## [What you need to do]
Copy out each line containing "source" from the entries below.

## [Exercise data]
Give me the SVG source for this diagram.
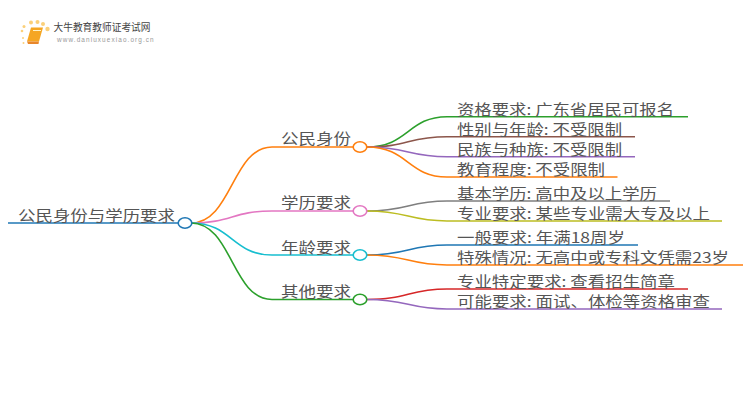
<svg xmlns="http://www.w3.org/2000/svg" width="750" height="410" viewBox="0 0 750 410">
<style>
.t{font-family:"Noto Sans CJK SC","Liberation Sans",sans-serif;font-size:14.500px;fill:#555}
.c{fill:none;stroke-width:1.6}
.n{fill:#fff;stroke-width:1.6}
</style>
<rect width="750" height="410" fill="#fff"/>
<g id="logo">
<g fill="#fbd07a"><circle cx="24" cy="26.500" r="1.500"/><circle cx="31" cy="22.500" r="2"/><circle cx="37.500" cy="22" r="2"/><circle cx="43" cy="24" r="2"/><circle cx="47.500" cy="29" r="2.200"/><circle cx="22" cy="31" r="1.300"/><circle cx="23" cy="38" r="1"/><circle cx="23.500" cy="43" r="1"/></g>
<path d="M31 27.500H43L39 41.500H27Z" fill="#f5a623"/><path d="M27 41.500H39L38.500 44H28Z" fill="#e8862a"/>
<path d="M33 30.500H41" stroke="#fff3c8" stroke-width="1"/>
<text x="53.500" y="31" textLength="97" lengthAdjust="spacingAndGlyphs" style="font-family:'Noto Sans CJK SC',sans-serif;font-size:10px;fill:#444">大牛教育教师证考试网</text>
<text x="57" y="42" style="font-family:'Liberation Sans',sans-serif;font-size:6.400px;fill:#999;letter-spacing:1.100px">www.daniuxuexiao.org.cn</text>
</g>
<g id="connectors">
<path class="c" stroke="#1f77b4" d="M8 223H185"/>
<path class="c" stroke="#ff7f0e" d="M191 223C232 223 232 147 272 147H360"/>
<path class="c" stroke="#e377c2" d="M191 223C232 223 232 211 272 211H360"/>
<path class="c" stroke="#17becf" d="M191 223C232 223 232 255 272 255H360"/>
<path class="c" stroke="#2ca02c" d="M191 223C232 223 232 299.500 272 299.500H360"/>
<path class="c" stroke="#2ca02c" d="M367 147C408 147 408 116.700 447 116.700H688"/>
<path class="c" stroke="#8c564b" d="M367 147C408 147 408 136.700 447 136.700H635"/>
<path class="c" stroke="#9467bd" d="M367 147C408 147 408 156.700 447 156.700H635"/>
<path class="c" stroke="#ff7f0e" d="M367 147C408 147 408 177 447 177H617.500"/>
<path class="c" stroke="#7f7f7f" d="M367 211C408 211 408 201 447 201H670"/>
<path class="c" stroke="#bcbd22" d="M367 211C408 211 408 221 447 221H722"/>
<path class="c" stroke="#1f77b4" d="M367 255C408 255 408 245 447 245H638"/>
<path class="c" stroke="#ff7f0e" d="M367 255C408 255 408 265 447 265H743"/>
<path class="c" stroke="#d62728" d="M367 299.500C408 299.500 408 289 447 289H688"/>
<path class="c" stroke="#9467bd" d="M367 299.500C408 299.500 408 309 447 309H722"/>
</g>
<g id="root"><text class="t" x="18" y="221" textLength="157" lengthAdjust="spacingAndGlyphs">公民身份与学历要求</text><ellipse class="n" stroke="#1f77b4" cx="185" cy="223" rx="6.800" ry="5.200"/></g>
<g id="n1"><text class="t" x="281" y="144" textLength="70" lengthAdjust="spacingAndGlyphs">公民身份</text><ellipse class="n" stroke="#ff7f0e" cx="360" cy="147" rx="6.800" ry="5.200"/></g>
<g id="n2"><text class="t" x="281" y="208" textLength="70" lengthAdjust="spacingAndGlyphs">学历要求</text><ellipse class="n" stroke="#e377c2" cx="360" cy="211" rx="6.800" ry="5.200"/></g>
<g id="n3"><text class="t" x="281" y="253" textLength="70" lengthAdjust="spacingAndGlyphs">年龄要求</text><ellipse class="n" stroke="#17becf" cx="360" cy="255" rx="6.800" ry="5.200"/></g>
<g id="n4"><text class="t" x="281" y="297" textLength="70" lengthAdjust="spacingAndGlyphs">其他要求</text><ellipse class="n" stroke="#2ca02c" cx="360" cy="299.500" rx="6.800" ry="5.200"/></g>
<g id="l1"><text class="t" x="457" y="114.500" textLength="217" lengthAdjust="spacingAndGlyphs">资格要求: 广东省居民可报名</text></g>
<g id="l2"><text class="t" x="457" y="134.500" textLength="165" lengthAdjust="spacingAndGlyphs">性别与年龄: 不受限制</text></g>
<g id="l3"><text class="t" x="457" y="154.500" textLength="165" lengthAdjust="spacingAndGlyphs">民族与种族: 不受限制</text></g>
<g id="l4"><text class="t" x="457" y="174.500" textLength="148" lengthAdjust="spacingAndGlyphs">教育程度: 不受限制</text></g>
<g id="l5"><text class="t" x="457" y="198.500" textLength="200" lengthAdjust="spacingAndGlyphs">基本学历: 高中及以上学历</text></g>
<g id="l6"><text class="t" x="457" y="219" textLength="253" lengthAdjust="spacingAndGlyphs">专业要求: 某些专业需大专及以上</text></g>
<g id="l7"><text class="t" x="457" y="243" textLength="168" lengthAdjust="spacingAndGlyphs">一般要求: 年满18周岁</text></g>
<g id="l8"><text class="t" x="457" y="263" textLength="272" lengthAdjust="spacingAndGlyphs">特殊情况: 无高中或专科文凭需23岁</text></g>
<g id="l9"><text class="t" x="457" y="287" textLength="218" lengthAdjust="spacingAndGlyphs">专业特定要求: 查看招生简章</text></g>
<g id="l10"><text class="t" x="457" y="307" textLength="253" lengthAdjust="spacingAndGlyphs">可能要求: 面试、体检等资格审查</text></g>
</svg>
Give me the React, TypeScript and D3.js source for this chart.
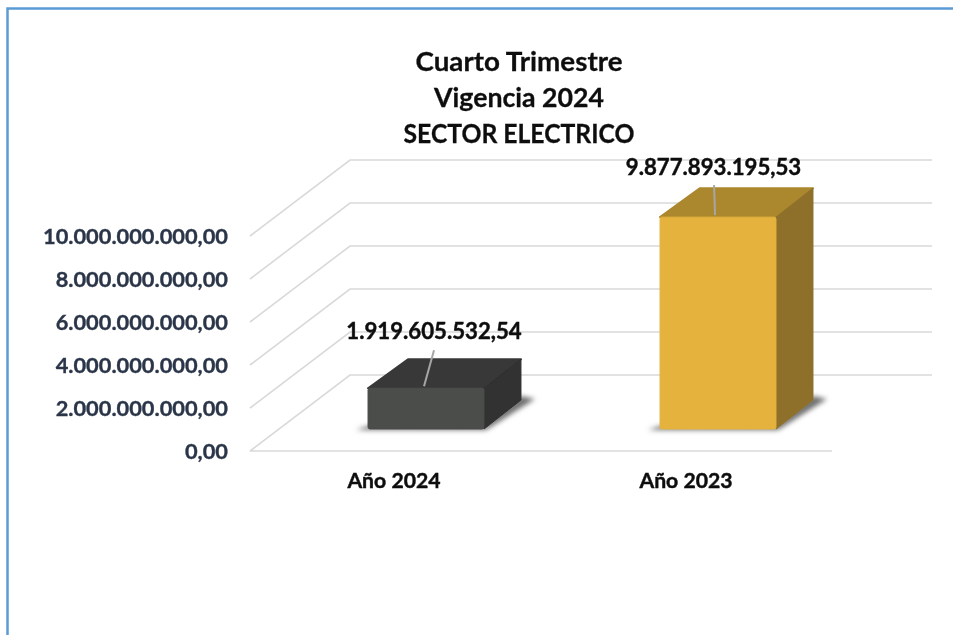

## [Output for this task]
Give me the SVG source for this diagram.
Give me the React, TypeScript and D3.js source for this chart.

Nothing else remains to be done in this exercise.